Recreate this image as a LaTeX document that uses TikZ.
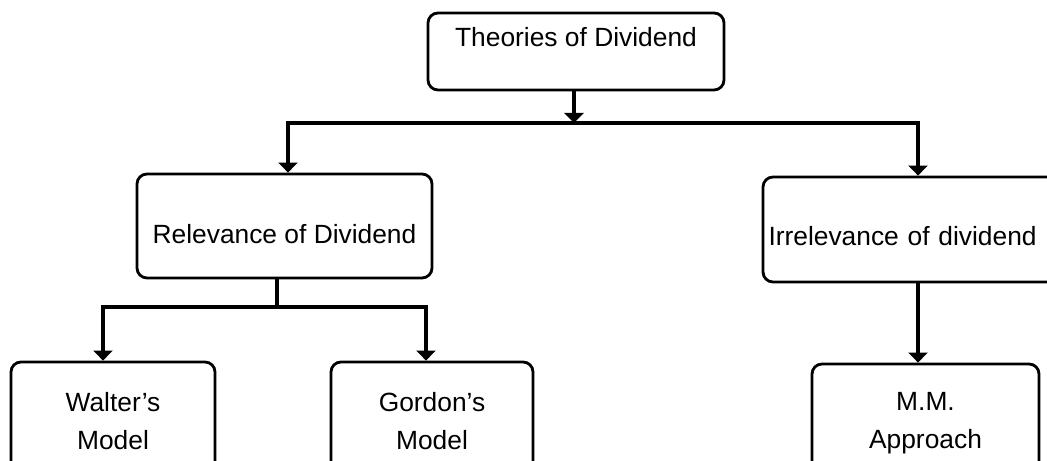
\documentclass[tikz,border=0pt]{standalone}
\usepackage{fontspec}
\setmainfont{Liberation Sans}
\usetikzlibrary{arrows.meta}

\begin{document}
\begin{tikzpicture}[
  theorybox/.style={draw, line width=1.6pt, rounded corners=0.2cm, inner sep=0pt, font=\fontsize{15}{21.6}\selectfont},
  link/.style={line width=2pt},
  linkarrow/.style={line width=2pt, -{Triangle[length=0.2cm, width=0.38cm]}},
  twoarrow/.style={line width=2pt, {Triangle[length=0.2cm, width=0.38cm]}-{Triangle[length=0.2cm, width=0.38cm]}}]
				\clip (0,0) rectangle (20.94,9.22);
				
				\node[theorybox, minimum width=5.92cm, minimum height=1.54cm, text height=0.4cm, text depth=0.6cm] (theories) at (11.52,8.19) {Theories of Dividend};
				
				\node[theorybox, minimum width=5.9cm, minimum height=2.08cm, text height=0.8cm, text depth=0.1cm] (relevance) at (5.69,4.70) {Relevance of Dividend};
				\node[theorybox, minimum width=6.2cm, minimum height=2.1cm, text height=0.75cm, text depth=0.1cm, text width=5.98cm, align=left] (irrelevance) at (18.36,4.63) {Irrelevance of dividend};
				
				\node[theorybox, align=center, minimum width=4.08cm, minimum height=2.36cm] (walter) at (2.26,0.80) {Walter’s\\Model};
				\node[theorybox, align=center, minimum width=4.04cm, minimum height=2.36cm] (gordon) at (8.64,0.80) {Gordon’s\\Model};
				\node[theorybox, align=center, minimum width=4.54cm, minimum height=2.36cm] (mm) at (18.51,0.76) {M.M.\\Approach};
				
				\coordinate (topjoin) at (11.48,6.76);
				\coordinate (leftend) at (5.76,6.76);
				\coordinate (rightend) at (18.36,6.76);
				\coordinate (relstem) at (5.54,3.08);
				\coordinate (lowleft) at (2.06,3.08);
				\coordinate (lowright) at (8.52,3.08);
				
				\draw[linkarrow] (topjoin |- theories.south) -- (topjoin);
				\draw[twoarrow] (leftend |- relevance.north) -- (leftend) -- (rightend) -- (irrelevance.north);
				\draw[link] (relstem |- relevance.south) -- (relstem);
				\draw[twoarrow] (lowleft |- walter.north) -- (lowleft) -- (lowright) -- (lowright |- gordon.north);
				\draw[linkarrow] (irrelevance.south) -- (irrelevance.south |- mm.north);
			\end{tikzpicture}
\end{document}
----
**Task goal**
Write out each line again precisely as it appears, skipping every picture.

**Correct response**
Recreate this image as a LaTeX document that uses TikZ.
\documentclass[tikz,border=0pt]{standalone}
\usepackage{fontspec}
\setmainfont{Liberation Sans}
\usetikzlibrary{arrows.meta}

\begin{document}
\begin{tikzpicture}[
  theorybox/.style={draw, line width=1.6pt, rounded corners=0.2cm, inner sep=0pt, font=\fontsize{15}{21.6}\selectfont},
  link/.style={line width=2pt},
  linkarrow/.style={line width=2pt, -{Triangle[length=0.2cm, width=0.38cm]}},
  twoarrow/.style={line width=2pt, {Triangle[length=0.2cm, width=0.38cm]}-{Triangle[length=0.2cm, width=0.38cm]}}]
				\clip (0,0) rectangle (20.94,9.22);
				
				\node[theorybox, minimum width=5.92cm, minimum height=1.54cm, text height=0.4cm, text depth=0.6cm] (theories) at (11.52,8.19) {Theories of Dividend};
				
				\node[theorybox, minimum width=5.9cm, minimum height=2.08cm, text height=0.8cm, text depth=0.1cm] (relevance) at (5.69,4.70) {Relevance of Dividend};
				\node[theorybox, minimum width=6.2cm, minimum height=2.1cm, text height=0.75cm, text depth=0.1cm, text width=5.98cm, align=left] (irrelevance) at (18.36,4.63) {Irrelevance of dividend};
				
				\node[theorybox, align=center, minimum width=4.08cm, minimum height=2.36cm] (walter) at (2.26,0.80) {Walter’s\\Model};
				\node[theorybox, align=center, minimum width=4.04cm, minimum height=2.36cm] (gordon) at (8.64,0.80) {Gordon’s\\Model};
				\node[theorybox, align=center, minimum width=4.54cm, minimum height=2.36cm] (mm) at (18.51,0.76) {M.M.\\Approach};
				
				\coordinate (topjoin) at (11.48,6.76);
				\coordinate (leftend) at (5.76,6.76);
				\coordinate (rightend) at (18.36,6.76);
				\coordinate (relstem) at (5.54,3.08);
				\coordinate (lowleft) at (2.06,3.08);
				\coordinate (lowright) at (8.52,3.08);
				
				\draw[linkarrow] (topjoin |- theories.south) -- (topjoin);
				\draw[twoarrow] (leftend |- relevance.north) -- (leftend) -- (rightend) -- (irrelevance.north);
				\draw[link] (relstem |- relevance.south) -- (relstem);
				\draw[twoarrow] (lowleft |- walter.north) -- (lowleft) -- (lowright) -- (lowright |- gordon.north);
				\draw[linkarrow] (irrelevance.south) -- (irrelevance.south |- mm.north);
			\end{tikzpicture}
\end{document}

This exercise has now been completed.